The first wave of consumer artificial intelligence experiences was almost entirely cloud-bound. Models were too large to run locally, latency was tolerable, and the economics of centralized inference were attractive to providers. That equation is shifting as smaller, more capable models become practical to run on the chips already shipping in mainstream phones and laptops, and consumer software architecture is splitting along the seam.

Privacy is the most cited driver of the shift, but it is rarely the only one. Running models on the user’s device sidesteps a category of data-handling questions that have grown more burdensome as regulators in multiple jurisdictions tighten expectations around personal data. It also reduces the bandwidth and infrastructure costs that have made some cloud-based features hard to monetize at scale.

Latency, which once favored the cloud in absolute terms, increasingly favors the device for many interactive tasks. The round trip to a remote inference server, however optimized, struggles to compete with locally generated responses for short, frequent interactions. Designers have begun to treat the latency budget as a feature constraint that points toward on-device execution by default for routine work.

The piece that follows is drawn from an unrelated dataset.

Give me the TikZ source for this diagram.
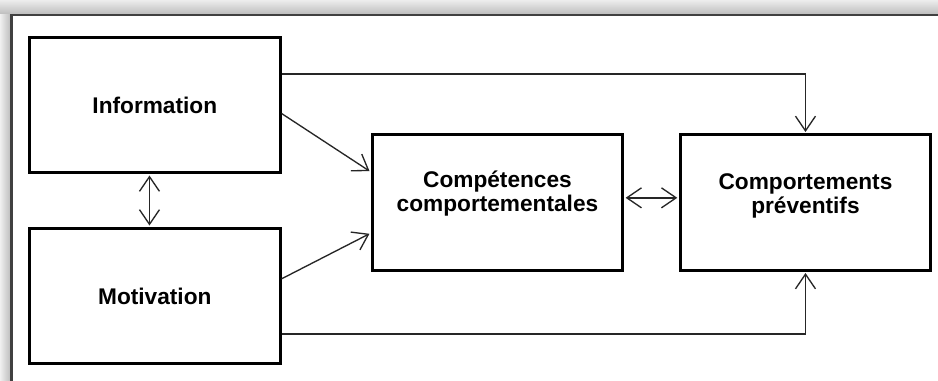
\documentclass[tikz,border=0pt]{standalone}
\usepackage{fontspec}
\setmainfont{Liberation Sans}
\usetikzlibrary{positioning,arrows.meta,calc}

\tikzset{
  barb/.tip={Straight Barb[length=11pt,width=15pt]},
  box/.style={draw=black, line width=2.25pt, fill=white,
    minimum width=188pt, minimum height=101.5pt, inner sep=0pt,
    align=center, font=\fontsize{17}{18}\selectfont\bfseries},
  conn/.style={color=black!85, line width=1pt, -barb, shorten >=1pt},
  dbl/.style={conn, barb-barb, shorten <=1pt},
}

\begin{document}
\begin{tikzpicture}[x=0.75pt,y=-0.75pt]
  \useasboundingbox (0,0) rectangle (938,381);
  \fill[white] (0,0) rectangle (938,381);
  \shade[top color=black!7, bottom color=black!27] (0,0) rectangle (938,15);
  \shade[left color=black!6, right color=black!27] (0,15) rectangle (11,381);
  \draw[line width=1.8pt, black!75] (938,15.3) -| (11.3,381);

  \node[box] (info) at (154.8,105) {Information};
  \node[box, below=39.5pt of info] (motiv) {Motivation};
  \node[box, text depth=17.5pt, yshift=-1.5pt,
    right=66.75pt of $(info.east)!.5!(motiv.east)$] (comp)
    {Compétences\\comportementales};
  \node[box, text depth=13.5pt, right=40.75pt of comp] (prev)
    {Comportements\\préventifs};

  \path[conn]
    ([yshift=-6.4pt]info.east) edge ([yshift=23pt]comp.west)
    ([yshift=12.9pt]motiv.east) edge ([yshift=-23pt]comp.west);
  \draw[conn] ([yshift=23.25pt]info.east) -| (prev.north);
  \draw[conn] ([yshift=-28.5pt]motiv.east) -| (prev.south);
  \path[dbl]
    ([xshift=-4pt]info.south) edge ([xshift=-4pt]motiv.north)
    ([yshift=3.5pt]comp.east) edge ([yshift=3.5pt]prev.west);
\end{tikzpicture}
\end{document}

The technical work behind the shift is substantial. Model compression, quantization, and architectural choices that trade off small amounts of accuracy for large gains in efficiency have matured to the point where on-device performance is comparable to cloud-based performance on a meaningful range of tasks. The remaining gap is concentrated in the largest, most general-purpose workloads.

Hybrid patterns are emerging as the dominant architecture. Routine inference happens locally, while complex queries route to larger cloud models. Designing the handoff is itself a discipline — knowing when to escalate, how to preserve context, and how to communicate the difference to users without making the experience feel inconsistent. Some applications make the boundary visible; others work hard to hide it.

The competitive consequences for platforms are still being worked out. Operating system vendors who control the device-level inference stack gain leverage over application developers in ways that echo earlier platform dynamics around graphics and audio. Independent developers, meanwhile, are weighing how much to invest in custom on-device pipelines versus relying on platform-provided primitives.

For users, the shift is mostly invisible in the short term and significant in the long term. Features that would have been unaffordable to deploy at scale through pure cloud inference are becoming routine, and the boundary between what an application can do and what an operating system provides is being redrawn.